Problem to solve:
Repeat exactly, and only, the lines from the one that contains "Emit a Python" to the one that contains "import plotly.graph_objects as go", both ends included. Omit every picture.

═══

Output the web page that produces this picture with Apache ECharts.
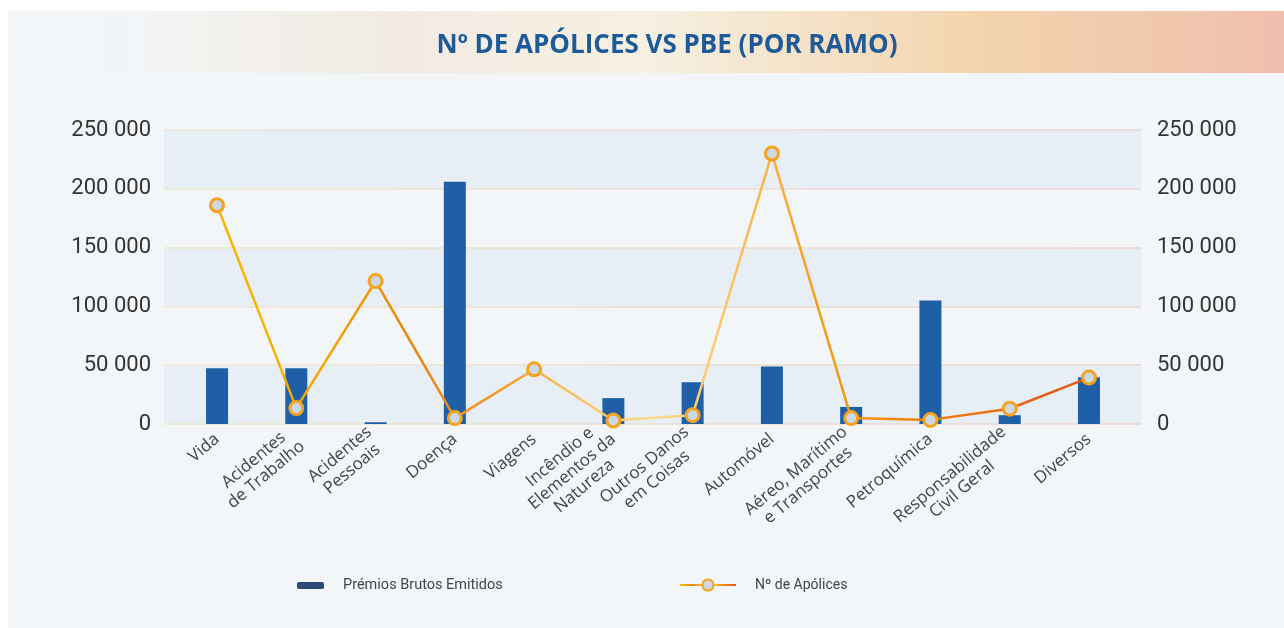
<!DOCTYPE html>
<html>
<head>
<meta charset="utf-8">
<script src="https://cdn.jsdelivr.net/npm/echarts@6/dist/echarts.min.js"></script>
<style>
  html, body { margin: 0; padding: 0; background: #ffffff; }
  #chart { width: 1284px; height: 628px; }
</style>
</head>
<body>
<div id="chart"></div>
<script>
  // dados
  const categories = [
    'Vida',
    'Acidentes\nde Trabalho',
    'Acidentes\nPessoais',
    'Doença',
    'Viagens',
    'Incêndio e\nElementos da\nNatureza',
    'Outros Danos\nem Coisas',
    'Automóvel',
    'Aéreo, Marítimo\ne Transportes',
    'Petroquímica',
    'Responsabilidade\nCivil Geral',
    'Diversos'
  ];
  const pbeValues = [47500, 47500, 1500, 206000, 0, 22000, 35500, 49000, 14500, 105000, 7500, 39800];
  const apolicesValues = [186000, 13500, 121500, 5000, 46500, 3000, 7500, 230000, 5000, 3500, 13000, 39500];
  const yTicks = [0, 50000, 100000, 150000, 200000, 250000];

  const seriesNames = ['Prémios Brutos Emitidos', 'Nº de Apólices'];

  // cores dos segmentos da linha
  const segColors = ['#f7b500', '#f3a200', '#ea840c', '#f29a2e', '#fbbf5c', '#fdd98c',
                     '#fcc262', '#f5a01e', '#f38800', '#ee7414', '#e75b16'];
  const lineStops = segColors.map((c, i) => ({ offset: (i + 0.5) / segColors.length, color: c }));
  lineStops.unshift({ offset: 0, color: segColors[0] });
  lineStops.push({ offset: 1, color: segColors[segColors.length - 1] });

  const fmt = (v) => String(v).replace(/\B(?=(\d{3})+(?!\d))/g, ' ');
  const yMin = yTicks[0];
  const yMax = yTicks[yTicks.length - 1];
  const yStep = yTicks[1] - yTicks[0];

  const myChart = echarts.init(document.getElementById('chart'));
  myChart.setOption({
    animation: false,
    graphic: [
      {
        type: 'rect',
        z: -20,
        shape: { x: 8, y: 11, width: 1276, height: 617 },
        style: { fill: '#f2f6f9' }
      },
      {
        type: 'rect',
        z: -19,
        shape: { x: 8, y: 11, width: 1276, height: 62 },
        style: {
          fill: new echarts.graphic.LinearGradient(0, 0, 1, 0, [
            { offset: 0, color: '#f2f6f9' },
            { offset: 0.09, color: '#f2f5f8' },
            { offset: 0.15, color: '#f3f2ef' },
            { offset: 0.3, color: '#f1ebe3' },
            { offset: 0.5, color: '#f6f0e2' },
            { offset: 0.76, color: '#f3d4ad' },
            { offset: 1, color: '#efbfae' }
          ])
        }
      },
      {
        type: 'text',
        z: 10,
        x: 667,
        y: 46,
        style: {
          text: 'Nº DE APÓLICES VS PBE (POR RAMO)',
          fill: '#1d5a97',
          font: 'bold 26px "Open Sans"',
          textAlign: 'center',
          textVerticalAlign: 'middle'
        }
      }
    ],
    legend: [
      {
        left: 297,
        top: 578,
        padding: 0,
        itemWidth: 27,
        itemHeight: 7,
        data: [{ name: seriesNames[0], itemStyle: { color: '#2d4a7a' } }],
        textStyle: { fontSize: 14.5, color: '#444', fontFamily: 'Roboto', padding: [0, 0, 0, 14] }
      },
      {
        left: 679,
        top: 578,
        padding: 0,
        itemWidth: 56,
        itemHeight: 14,
        data: [seriesNames[1]],
        textStyle: { fontSize: 14, color: '#444', fontFamily: 'Roboto', padding: [0, 0, 0, 14] }
      }
    ],
    grid: [
      // grelha principal (barras e linha)
      { left: 177.4, right: 155.4, top: 130, bottom: 204 },
      // grelha de fundo (faixas e rótulos do eixo)
      { left: 164, right: 143, top: 130, bottom: 204 }
    ],
    xAxis: [
      {
        type: 'category',
        gridIndex: 0,
        data: categories,
        axisLine: { show: false },
        axisTick: { show: false },
        axisLabel: {
          interval: 0,
          rotate: 40,
          margin: 13,
          formatter(value) {
            return value.split('\n').map((s) => '{c|' + s + '}').join('\n');
          },
          rich: {
            c: {
              align: 'center',
              fontSize: 17,
              lineHeight: 19,
              color: '#444',
              fontFamily: 'Open Sans'
            }
          }
        }
      },
      {
        type: 'value',
        gridIndex: 1,
        show: false
      }
    ],
    yAxis: [
      { type: 'value', gridIndex: 0, min: yMin, max: yMax, interval: yStep, show: false },
      { type: 'value', gridIndex: 0, min: yMin, max: yMax, interval: yStep, show: false, position: 'right' },
      {
        type: 'value',
        gridIndex: 1,
        min: yMin,
        max: yMax,
        interval: yStep,
        axisLine: { show: false },
        axisTick: { show: false },
        axisLabel: { formatter: fmt, fontSize: 22, color: '#333', fontFamily: 'Roboto', margin: 13 },
        splitLine: {
          show: true,
          lineStyle: {
            width: 1.5,
            color: new echarts.graphic.LinearGradient(0, 0, 1, 0, [
              { offset: 0, color: '#efe5cf' },
              { offset: 1, color: '#ecd5cf' }
            ])
          }
        },
        splitArea: { show: true, areaStyle: { color: ['#e7eef6', '#f2f6f9'] } }
      },
      {
        type: 'value',
        gridIndex: 1,
        position: 'right',
        min: yMin,
        max: yMax,
        interval: yStep,
        axisLine: { show: false },
        axisTick: { show: false },
        axisLabel: { formatter: fmt, fontSize: 22, color: '#333', fontFamily: 'Roboto', margin: 16 },
        splitLine: { show: false }
      }
    ],
    series: [
      {
        name: seriesNames[0],
        type: 'bar',
        xAxisIndex: 0,
        yAxisIndex: 0,
        barWidth: 22,
        data: pbeValues,
        itemStyle: { color: '#1e5fa5' }
      },
      {
        name: seriesNames[1],
        type: 'line',
        xAxisIndex: 0,
        yAxisIndex: 1,
        data: apolicesValues,
        symbol: 'circle',
        symbolSize: 13,
        lineStyle: {
          width: 2.5,
          color: new echarts.graphic.LinearGradient(0, 0, 1, 0, lineStops)
        },
        itemStyle: {
          color: '#cbd9e6',
          borderColor: '#f5a31c',
          borderWidth: 3
        },
        z: 5
      }
    ]
  });
</script>
</body>
</html>
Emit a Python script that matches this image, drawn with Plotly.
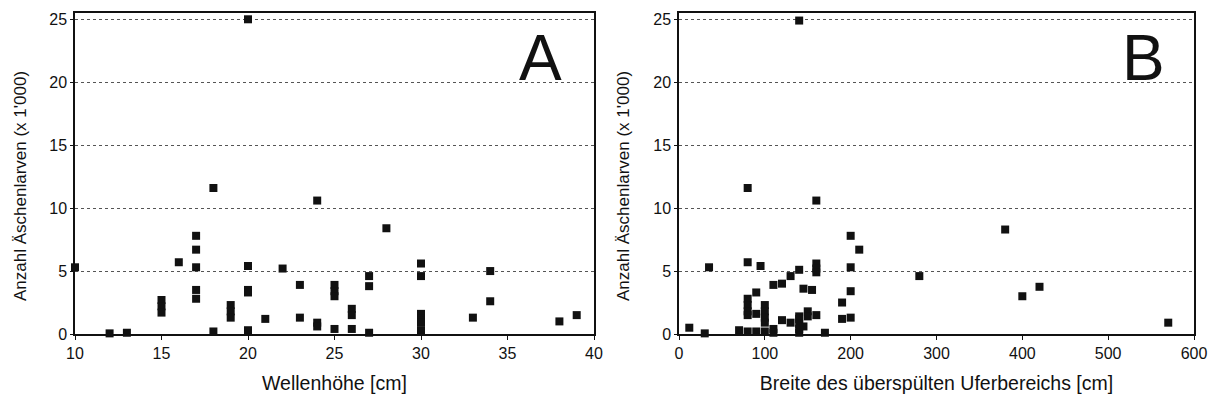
import plotly.graph_objects as go

# Panel A: Wellenhöhe [cm] vs. Anzahl Äschenlarven (x 1'000)
wave_height = [10, 12, 13, 15, 15, 15, 16, 17, 17, 17, 17, 17, 18, 18,
               19, 19, 19, 20, 20, 20, 20, 20, 20, 21, 22, 23, 23,
               24, 24, 24, 25, 25, 25, 25, 26, 26, 26, 27, 27, 27, 28,
               30, 30, 30, 30, 30, 30, 33, 34, 34, 38, 39]
larvae_a = [5.3, 0.05, 0.1, 2.7, 2.2, 1.7, 5.7, 7.8, 6.7, 5.3, 3.5, 2.8, 11.6, 0.2,
            2.3, 1.8, 1.3, 25.0, 5.4, 3.5, 3.3, 0.3, 0.2, 1.2, 5.2, 3.9, 1.3,
            10.6, 0.9, 0.6, 3.9, 3.4, 3.0, 0.4, 2.0, 1.5, 0.4, 4.6, 3.8, 0.1, 8.4,
            5.6, 4.6, 1.6, 1.2, 0.9, 0.3, 1.3, 5.0, 2.6, 1.0, 1.5]

# Panel B: Breite des überspülten Uferbereichs [cm]
shore_width = [12, 30, 35, 70, 80, 80, 80, 80, 80, 80, 80, 90, 90, 90, 95,
               100, 100, 100, 100, 100, 110, 110, 110, 120, 120, 130, 130,
               140, 140, 140, 140, 140, 140, 140, 145, 145, 150, 150, 155,
               160, 160, 160, 160, 160, 170, 190, 190, 200, 200, 200, 200,
               210, 280, 380, 400, 420, 570]
larvae_b = [0.5, 0.05, 5.3, 0.3, 11.6, 5.7, 2.8, 2.3, 1.8, 1.5, 0.2, 3.3, 1.6, 0.2, 5.4,
            2.3, 1.8, 1.3, 0.9, 0.2, 3.9, 0.4, 0.1, 4.0, 1.1, 4.6, 0.9,
            24.9, 5.1, 1.4, 1.2, 0.8, 0.4, 0.1, 3.6, 0.6, 1.8, 1.4, 3.5,
            10.6, 5.6, 5.2, 4.9, 1.5, 0.1, 2.5, 1.2, 7.8, 5.3, 3.4, 1.3,
            6.7, 4.6, 8.3, 3.0, 3.75, 0.9]

y_ticks = [0, 5, 10, 15, 20, 25]
a_ticks = [10, 15, 20, 25, 30, 35, 40]
b_ticks = [0, 100, 200, 300, 400, 500, 600]
y_title = "Anzahl Äschenlarven (x 1'000)"

W, H = 1209, 402   # page body has an 8px margin
OFF = 8
FONT = "Liberation Sans, Arial, sans-serif"


def px(x):
    return (x - OFF) / W


def py(y):
    return (H - (y - OFF)) / H


fig = go.Figure()
marker = dict(symbol="square", size=8, color="#111111")
fig.add_trace(go.Scatter(x=wave_height, y=larvae_a, mode="markers", marker=marker,
                         xaxis="x", yaxis="y", showlegend=False, cliponaxis=False))
fig.add_trace(go.Scatter(x=shore_width, y=larvae_b, mode="markers", marker=marker,
                         xaxis="x2", yaxis="y2", showlegend=False, cliponaxis=False))

ydom = [py(334), py(13)]
xa_dom = [px(75), px(594)]
xb_dom = [px(679), px(1194)]

common_x = dict(showline=True, linecolor="#111", linewidth=1.5, mirror=True,
                ticks="outside", ticklen=4, tickcolor="#111", showgrid=False,
                zeroline=False, automargin=False,
                tickfont=dict(family=FONT, size=16, color="#111"),
                title_font=dict(family=FONT, size=19.5, color="#111"), title_standoff=15)
common_y = dict(showline=True, linecolor="#111", linewidth=1.5, mirror=True,
                ticks="outside", ticklen=3, tickcolor="#111",
                showgrid=True, gridcolor="#555", gridwidth=1, griddash="dot",
                zeroline=False, automargin=False, tickvals=y_ticks, range=[0, 25.5],
                tickfont=dict(family=FONT, size=16, color="#111"))

fig.update_layout(
    width=W, height=H,
    margin=dict(l=0, r=0, t=0, b=0, autoexpand=False),
    paper_bgcolor="white", plot_bgcolor="white",
    xaxis=dict(domain=xa_dom, anchor="y", range=[10, 40], tickvals=a_ticks,
               title_text="Wellenhöhe [cm]", **common_x),
    yaxis=dict(domain=ydom, anchor="x", **common_y),
    xaxis2=dict(domain=xb_dom, anchor="y2", range=[0, 600], tickvals=b_ticks,
                title_text="Breite des überspülten Uferbereichs [cm]", **common_x),
    yaxis2=dict(domain=ydom, anchor="x2", **common_y),
    annotations=[
        dict(text=y_title, x=px(20), y=py(186), xref="paper", yref="paper",
             xanchor="center", yanchor="middle", textangle=-90,
             showarrow=False, font=dict(family=FONT, size=17, color="#111")),
        dict(text=y_title, x=px(623), y=py(186), xref="paper", yref="paper",
             xanchor="center", yanchor="middle", textangle=-90,
             showarrow=False, font=dict(family=FONT, size=17, color="#111")),
        dict(text="A", x=px(540), y=py(58), xref="paper", yref="paper",
             xanchor="center", yanchor="middle",
             showarrow=False, font=dict(family=FONT, size=64, color="#111")),
        dict(text="B", x=px(1143), y=py(58), xref="paper", yref="paper",
             xanchor="center", yanchor="middle",
             showarrow=False, font=dict(family=FONT, size=64, color="#111")),
    ],
)

fig.write_html("out.html")
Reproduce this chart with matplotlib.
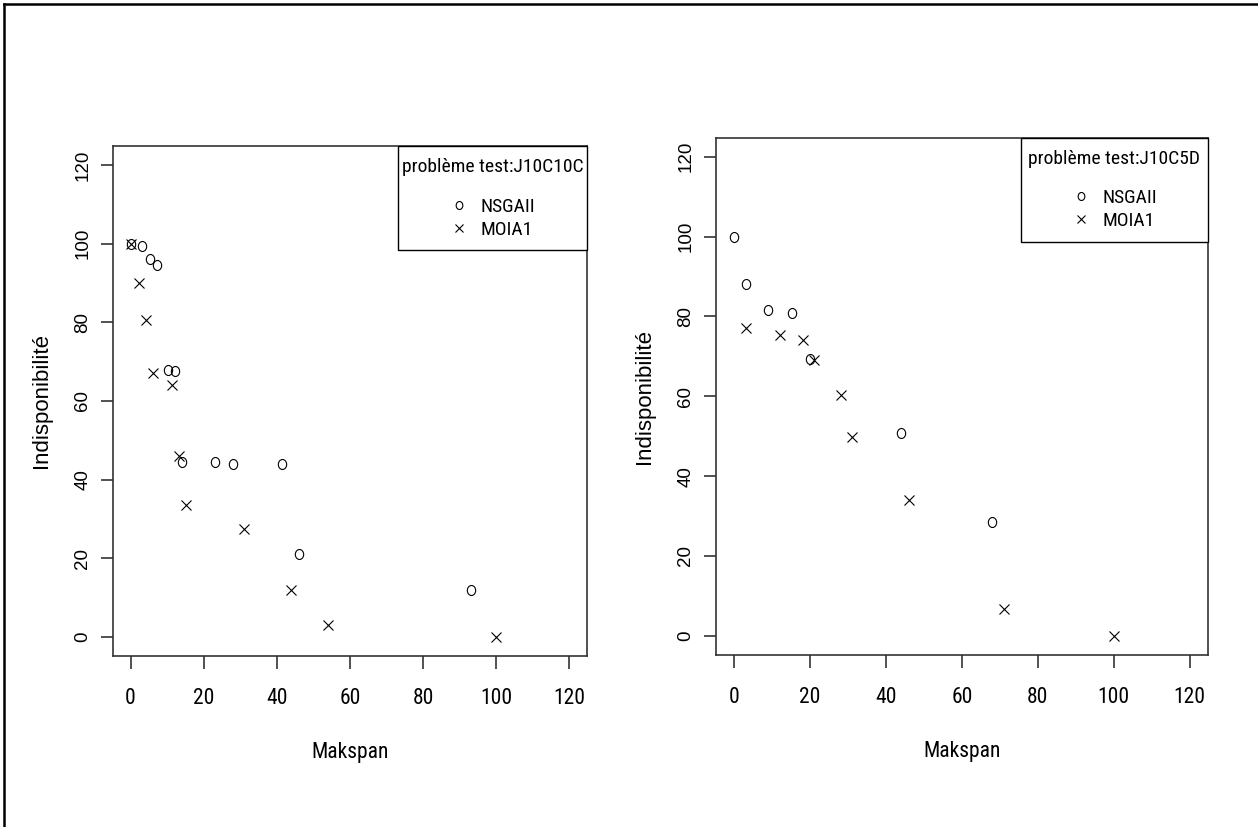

═══

Reply:
Emit a Python script that matches this image, drawn with Plotly.
import plotly.graph_objects as go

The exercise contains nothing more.